Typically administrators have a perception that inorder to increase performance of a workload , the VM’s virtual hardware capacity needs to be increased, perhaps by providing more RAM /CPU.
While this may be true in some cases, there needs to be closer inspection of the performance needs of the workload.
In this article, I will discuss performance impact of Symmetric Multiprocessor VM and significance of CSTP metric.
Note: CSTP is displayed in the default view of esxtop, refer screenshot
What is CSTP & What is the reference value ?
CSTP -Co-Stop is an indicator of lag/latency in scheduling of a vCPUs of SMP Virtual Machine to physical cpu/core by the ESX scheduler
Reference value for CSTP is 3( or lesser).
Workload profile types
Applications either use Synchronous Threads or Asynchronous Threads.

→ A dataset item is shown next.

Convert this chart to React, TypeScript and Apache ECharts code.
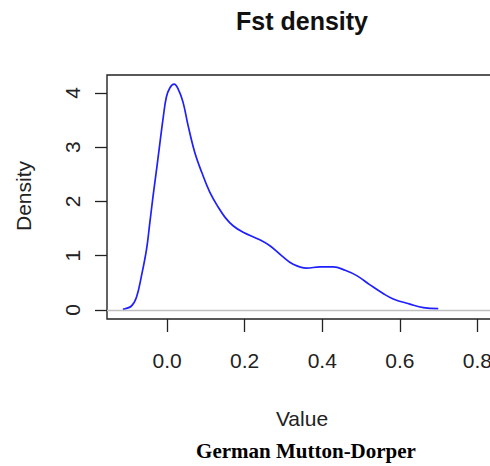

Synchronous threaded application, follow linear scheduling
time: 0:00:00: -> Start thread A (will run for 5 seconds)
time: 0:00:05: -> Start thread B (will run for 10 seconds)
time: 0:00:15: ———> Start Thread B1 (wil run for 5 seconds)
time: 0:00:20: -> Start thread C (will run for 15 seconds)
end application: total runtime will be 35 seconds
Asynchronous threaded applications will run multiple threads at the same time,
time: 0:00:00: -> Start thread A (will run for 5 seconds) / Start thread B (will run for 10 seconds) / Start thread C (will run for 15 seconds)
time: 0:00:10: —–> Start Thread B1 (wil run for 5 seconds)
end application: total runtime will be 15 seconds (because the longest runtime is thread C and also Thread B + B1 with 15 seconds)
In a scenario wherein provisioned CPU is constrained or highly utilized, will increasing number of vCPUs help ? ? ?
- If by design an application is synchronous, increasing the number of vCPUs will not make any significant performance impact.
- If the application is asynchronous , providing more CPUs could possibly increase performance.
Under the hood
With several VM’s competing for underlying hardware , theCPU scheduler has the following goals
When a VM is ready to be scheduled, all of the allocated vCPUs need to be scheduled together or with a very minimal but acceptable delay. i.e. CPU scheduler cannot schedule 2 out of 4 VCPUs of a VM to start executing the threads.
The minimal but acceptable delay is defined by (Relaxed) Co-Scheduling.
A guest operating system requires synchronous progress on all its CPUs, otherwise the OS and application will crash or fail. As one can imagine this being similar to taking out a CPU or one of the CPUs allocated had a failure.
In order to ensure that such workloads are not impacted even if the underlying cores are severely constrained, the CPU scheduler places the VM(worlds) in a Co-Stop(CSTP) state.
In simpler words, in the event that the scheduler is unable to provide the CPUs allocated to the VM, it pauses the VM temporarily.
This ofcourse can have adverse effect on the performance and is reflected as CSTP value being high.
Now that we clearly understand what CSTP is, assess if the extra CPUs are really needed or if you can scale down for some of the VMs. If this is not possible you would need to increase the underlying hardware resources or provision more hosts in the cluster
Additional references : http://www.vmware.com/files/pdf/techpaper/VMware-vSphere-CPU-Sched-Perf.pdf
Note : This metric needs to be coupled with RDY metric of esxtop, which is fairly elementary to understand – RDY percentage is indicative that a VM was ready to run, but not yet scheduled. The more time a VM is in ready(RDY) state , it reflects that its in contention for resources and this article is to understand if it is due to multiple CPUs allocated to the VM by assessing CSTP metric.